Ferry pier in Lamma Island, Hong Kong

Yung Shue Wan Ferry Pier is a ferry pier located on the waterfront of Yung Shue Wan in Yung Shue Wan Main Street, Lamma Island, Hong Kong. There are two ferry routes provided in the pier. One is the service between Yung Shue Wan and Central, operated by Hong Kong & Kowloon Ferry. Another one is the service between Yung Shue Wan and Aberdeen via Pak Kok Tsuen, operated by Tsui Wah Ferry.

==History==
The Yung Shue Wan Public Pier was opened in 1964, but the facilities are very rudimentary, the piers are narrow and lack of lighting and complete equipment, which is not enough to cope with the large number of tourists. In view of this, the government planned in 1982 to build a ferry pier on the 0.44 hectare seabed next to the public pier, with two berthing locations and other supporting facilities.

In 1983, the government planned to spend HK$66.5 million to improve various constructions on Lamma Island, one of which was to expand the Yung Shue Wan Pier and set aside HK$10 million in the following year for the projects to improve Outlying Islands and New Territories ferry piers by the Public Works Department. However, the number of passengers on the route from Central to Yung Shue Wan was only 2,400 at that time. In addition, Hongkong and Yaumati Ferry would not dispatch three-tier ships to sail in the short term, and the improvement works of the pier were also shelved.
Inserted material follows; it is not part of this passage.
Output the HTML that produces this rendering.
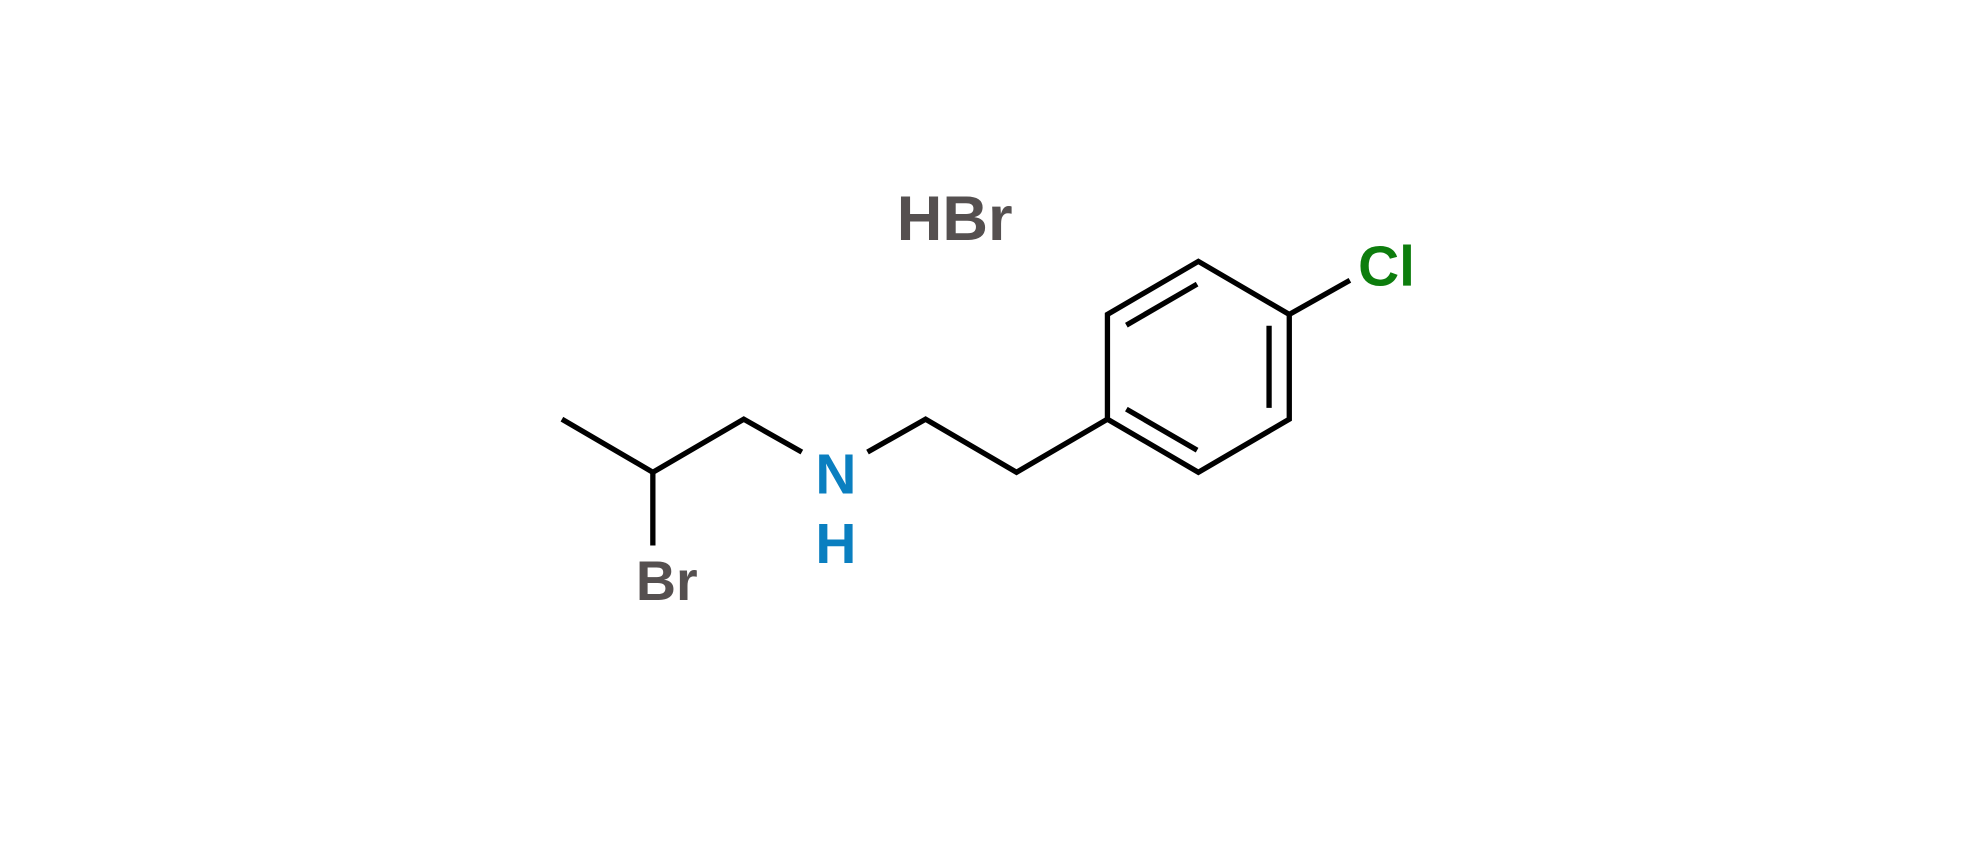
<!DOCTYPE html>
<html><head><meta charset="utf-8"><style>html,body{margin:0;padding:0;background:#fff;}svg{display:block}</style></head>
<body>
<svg width="1980" height="844" viewBox="0 0 1568 668.4" preserveAspectRatio="none" xmlns="http://www.w3.org/2000/svg">
<rect width="1568" height="668.4" fill="#fff"/>
<g stroke="#000" stroke-width="4.2" fill="none" stroke-linecap="butt" stroke-linejoin="miter">
<polyline points="445,332 517,374 589,332 635,358"/>
<line x1="517" y1="374" x2="517" y2="432"/>
<polyline points="687,358 733,332 805,374 877,332"/>
<polygon points="877,332 877,249 949,207 1021,249 1021,332 949,374"/>
<line x1="1021" y1="249" x2="1069" y2="222"/>
<line x1="892" y1="257.5" x2="948" y2="225"/>
<line x1="892" y1="324" x2="948" y2="356.5"/>
<line x1="1005" y1="258" x2="1005" y2="323"/>
</g>
<g font-family="Liberation Sans, sans-serif" font-weight="bold" text-anchor="middle">
<text x="756" y="190" font-size="50" fill="#555050">HBr</text>
<text x="528" y="475" font-size="44" fill="#555050">Br</text>
<text x="1098" y="226" font-size="45" fill="#0d7d0d">Cl</text>
<text x="662" y="391" font-size="45" fill="#0a7fc0">N</text>
<text x="662" y="446" font-size="45" fill="#0a7fc0">H</text>
</g>
</svg>
</body></html>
In 1985, the Civil Engineering and Development Department invited tenders for the construction of the Yung Shue Wan Ferry Pier. The project included a pier building with a covered waiting room, ticket office and other facilities. At the same time, the bridge between the pier and Yung Shue Wan Main Street was also widened to 65 metres, thereby improving ferry services.

The new Yung Shue Wan Ferry Pier opened on 4 September 1987.